In making an album like Evolution Machine, Def Wish Cast show their pedigree and skip over the emo and ocker-hop influences which muddy the waters of today’s homegrown gene pool.
Def Wish Cast's first EP didn't trouble the top 100 but, if sales reflected initiative, 1991's Mad As A Hatter would have shared the ARIA charts with the likes of Billy Ray Cyrus, Roxette and Public Enemy. Billy Ray has filled his time since by spunking out a bong-addled Mouseketeer, PE's Terminator X runs an ostrich farm and Roxette are still big in Germany.

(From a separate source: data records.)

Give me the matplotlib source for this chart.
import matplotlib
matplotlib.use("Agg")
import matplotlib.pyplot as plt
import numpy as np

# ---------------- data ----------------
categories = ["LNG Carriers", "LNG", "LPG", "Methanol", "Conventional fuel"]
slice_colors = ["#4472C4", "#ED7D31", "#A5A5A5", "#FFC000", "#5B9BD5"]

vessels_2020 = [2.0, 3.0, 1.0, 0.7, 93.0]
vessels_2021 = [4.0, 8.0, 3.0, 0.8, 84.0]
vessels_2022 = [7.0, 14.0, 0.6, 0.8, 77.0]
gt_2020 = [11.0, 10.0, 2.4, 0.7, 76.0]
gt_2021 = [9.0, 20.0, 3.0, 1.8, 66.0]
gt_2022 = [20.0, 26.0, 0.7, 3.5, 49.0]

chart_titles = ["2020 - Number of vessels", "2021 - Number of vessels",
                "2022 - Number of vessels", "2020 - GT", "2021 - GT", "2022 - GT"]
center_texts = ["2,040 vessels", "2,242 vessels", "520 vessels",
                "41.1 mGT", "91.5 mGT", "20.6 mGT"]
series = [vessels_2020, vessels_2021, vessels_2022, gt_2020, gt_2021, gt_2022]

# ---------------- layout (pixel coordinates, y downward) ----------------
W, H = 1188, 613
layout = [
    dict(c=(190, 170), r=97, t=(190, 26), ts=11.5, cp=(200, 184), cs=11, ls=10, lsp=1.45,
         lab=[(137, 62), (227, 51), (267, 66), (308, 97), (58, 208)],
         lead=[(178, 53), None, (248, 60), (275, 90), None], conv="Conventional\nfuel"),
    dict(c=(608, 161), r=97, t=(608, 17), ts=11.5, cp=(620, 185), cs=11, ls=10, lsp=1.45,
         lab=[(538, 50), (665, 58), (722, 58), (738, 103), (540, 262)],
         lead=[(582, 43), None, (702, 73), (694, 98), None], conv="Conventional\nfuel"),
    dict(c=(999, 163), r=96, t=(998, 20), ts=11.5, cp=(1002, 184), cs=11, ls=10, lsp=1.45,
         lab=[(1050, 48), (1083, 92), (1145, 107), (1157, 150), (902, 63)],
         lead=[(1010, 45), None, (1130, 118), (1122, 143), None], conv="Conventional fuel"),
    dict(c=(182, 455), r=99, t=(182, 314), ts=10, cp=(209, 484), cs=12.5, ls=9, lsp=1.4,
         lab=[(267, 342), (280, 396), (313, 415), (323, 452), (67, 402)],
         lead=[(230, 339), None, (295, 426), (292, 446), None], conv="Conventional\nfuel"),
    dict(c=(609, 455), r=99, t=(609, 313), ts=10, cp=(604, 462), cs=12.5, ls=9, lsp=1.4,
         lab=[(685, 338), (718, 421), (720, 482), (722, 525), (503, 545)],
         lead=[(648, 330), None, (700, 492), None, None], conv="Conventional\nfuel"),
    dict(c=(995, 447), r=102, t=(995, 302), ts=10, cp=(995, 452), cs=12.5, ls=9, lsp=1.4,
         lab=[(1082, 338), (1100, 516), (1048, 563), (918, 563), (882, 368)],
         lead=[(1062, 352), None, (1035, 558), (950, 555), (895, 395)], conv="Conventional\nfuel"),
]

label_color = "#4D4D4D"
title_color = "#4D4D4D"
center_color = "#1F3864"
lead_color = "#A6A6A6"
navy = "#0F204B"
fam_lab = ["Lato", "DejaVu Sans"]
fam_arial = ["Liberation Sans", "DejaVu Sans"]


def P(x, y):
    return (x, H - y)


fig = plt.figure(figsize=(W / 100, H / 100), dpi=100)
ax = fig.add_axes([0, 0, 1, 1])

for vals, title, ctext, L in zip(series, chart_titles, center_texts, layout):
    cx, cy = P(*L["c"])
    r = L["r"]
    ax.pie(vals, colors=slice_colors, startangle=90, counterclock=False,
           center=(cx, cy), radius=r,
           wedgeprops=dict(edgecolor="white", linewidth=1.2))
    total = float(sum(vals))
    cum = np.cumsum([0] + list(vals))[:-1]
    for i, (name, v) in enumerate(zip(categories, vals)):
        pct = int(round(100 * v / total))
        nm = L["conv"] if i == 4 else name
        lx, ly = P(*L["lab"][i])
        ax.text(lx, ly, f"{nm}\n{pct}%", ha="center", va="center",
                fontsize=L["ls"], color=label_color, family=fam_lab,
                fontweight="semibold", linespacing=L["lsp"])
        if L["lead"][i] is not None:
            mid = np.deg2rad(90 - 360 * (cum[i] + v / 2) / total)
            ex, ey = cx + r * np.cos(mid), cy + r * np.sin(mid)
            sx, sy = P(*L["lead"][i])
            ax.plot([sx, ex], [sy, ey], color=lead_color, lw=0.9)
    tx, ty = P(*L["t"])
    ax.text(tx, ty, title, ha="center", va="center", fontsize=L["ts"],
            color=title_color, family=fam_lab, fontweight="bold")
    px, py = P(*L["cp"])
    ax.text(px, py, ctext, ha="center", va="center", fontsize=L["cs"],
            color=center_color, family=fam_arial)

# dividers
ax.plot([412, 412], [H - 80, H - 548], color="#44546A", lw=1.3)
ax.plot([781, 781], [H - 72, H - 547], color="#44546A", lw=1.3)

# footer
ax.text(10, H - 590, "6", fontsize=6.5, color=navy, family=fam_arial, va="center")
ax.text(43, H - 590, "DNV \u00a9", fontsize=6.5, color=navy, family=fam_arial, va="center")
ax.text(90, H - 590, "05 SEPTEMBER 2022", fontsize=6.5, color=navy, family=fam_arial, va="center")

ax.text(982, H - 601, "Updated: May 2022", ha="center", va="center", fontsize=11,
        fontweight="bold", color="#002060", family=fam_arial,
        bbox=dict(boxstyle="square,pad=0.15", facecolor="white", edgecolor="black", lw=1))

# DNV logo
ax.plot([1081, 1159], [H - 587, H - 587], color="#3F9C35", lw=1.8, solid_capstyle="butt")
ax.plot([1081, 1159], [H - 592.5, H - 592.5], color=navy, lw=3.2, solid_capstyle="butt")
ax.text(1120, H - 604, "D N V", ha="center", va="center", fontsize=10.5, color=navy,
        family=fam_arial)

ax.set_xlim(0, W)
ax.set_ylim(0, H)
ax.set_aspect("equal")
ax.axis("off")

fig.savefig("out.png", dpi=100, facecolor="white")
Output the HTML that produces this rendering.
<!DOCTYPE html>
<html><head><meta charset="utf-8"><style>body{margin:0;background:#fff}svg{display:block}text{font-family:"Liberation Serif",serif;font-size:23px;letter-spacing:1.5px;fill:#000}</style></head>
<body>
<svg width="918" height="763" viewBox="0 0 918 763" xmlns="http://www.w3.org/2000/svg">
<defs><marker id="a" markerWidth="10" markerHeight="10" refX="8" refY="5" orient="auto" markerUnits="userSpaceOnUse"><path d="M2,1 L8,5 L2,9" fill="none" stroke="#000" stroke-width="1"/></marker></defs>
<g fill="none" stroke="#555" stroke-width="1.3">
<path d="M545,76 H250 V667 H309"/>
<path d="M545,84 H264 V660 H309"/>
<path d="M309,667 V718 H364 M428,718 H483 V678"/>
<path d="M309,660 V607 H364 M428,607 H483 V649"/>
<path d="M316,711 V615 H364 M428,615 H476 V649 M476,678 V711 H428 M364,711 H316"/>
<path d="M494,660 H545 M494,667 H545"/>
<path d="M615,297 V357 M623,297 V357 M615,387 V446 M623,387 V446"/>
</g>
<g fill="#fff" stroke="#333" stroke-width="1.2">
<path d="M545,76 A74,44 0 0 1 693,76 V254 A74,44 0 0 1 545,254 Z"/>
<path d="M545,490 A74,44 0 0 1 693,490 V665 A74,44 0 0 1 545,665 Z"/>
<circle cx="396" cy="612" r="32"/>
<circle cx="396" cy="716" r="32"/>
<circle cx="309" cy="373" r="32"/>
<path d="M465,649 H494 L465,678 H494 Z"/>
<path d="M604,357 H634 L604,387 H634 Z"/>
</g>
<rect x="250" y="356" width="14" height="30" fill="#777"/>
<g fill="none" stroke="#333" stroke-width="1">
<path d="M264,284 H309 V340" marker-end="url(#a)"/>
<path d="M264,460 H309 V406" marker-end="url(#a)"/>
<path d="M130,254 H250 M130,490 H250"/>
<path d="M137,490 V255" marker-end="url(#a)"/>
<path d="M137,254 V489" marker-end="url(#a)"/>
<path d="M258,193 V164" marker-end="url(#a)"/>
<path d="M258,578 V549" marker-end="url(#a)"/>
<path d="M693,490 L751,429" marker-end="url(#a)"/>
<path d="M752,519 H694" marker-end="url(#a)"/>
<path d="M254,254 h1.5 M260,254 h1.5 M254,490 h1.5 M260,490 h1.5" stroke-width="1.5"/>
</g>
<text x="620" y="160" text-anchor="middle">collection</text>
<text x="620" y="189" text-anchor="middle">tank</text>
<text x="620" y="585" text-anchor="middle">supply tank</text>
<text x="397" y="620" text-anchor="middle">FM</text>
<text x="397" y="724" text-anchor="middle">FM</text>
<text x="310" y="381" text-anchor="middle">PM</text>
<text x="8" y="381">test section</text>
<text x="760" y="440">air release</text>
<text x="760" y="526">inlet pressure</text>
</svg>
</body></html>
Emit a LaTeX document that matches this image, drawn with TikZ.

DWC have had peaks and troughs in the past 20 years, but now they're back with Evolution Machine, an album that will make you nostalgic for the future and look forward to the past.
Beats and production are high quality, hypnotic and robotic from end to end, and contribute to the curious 'then vs now' battle for your ears. The eponymous first track is four and a half minutes of block-rockin' bombast, Rock On and Day Tripper are bonafide head nodders and Forever rocks the vocoder like Bambaataa did. Double time raps and simple scratches tip the Kangol to hip hop's history, while we wonder what's next.
In making an album like Evolution Machine, Def Wish Cast show their pedigree and skip over the emo and ocker-hop influences which muddy the waters of today's homegrown gene pool. Just as the hoverboards in Back To The Future II look crazy old fashioned and 1920s style is now in vogue, Def Wish Cast mess with our perception of what chronology should feel like, and in the process create an album that fills a gap in the canon of Aussie hip hop we didn't know existed.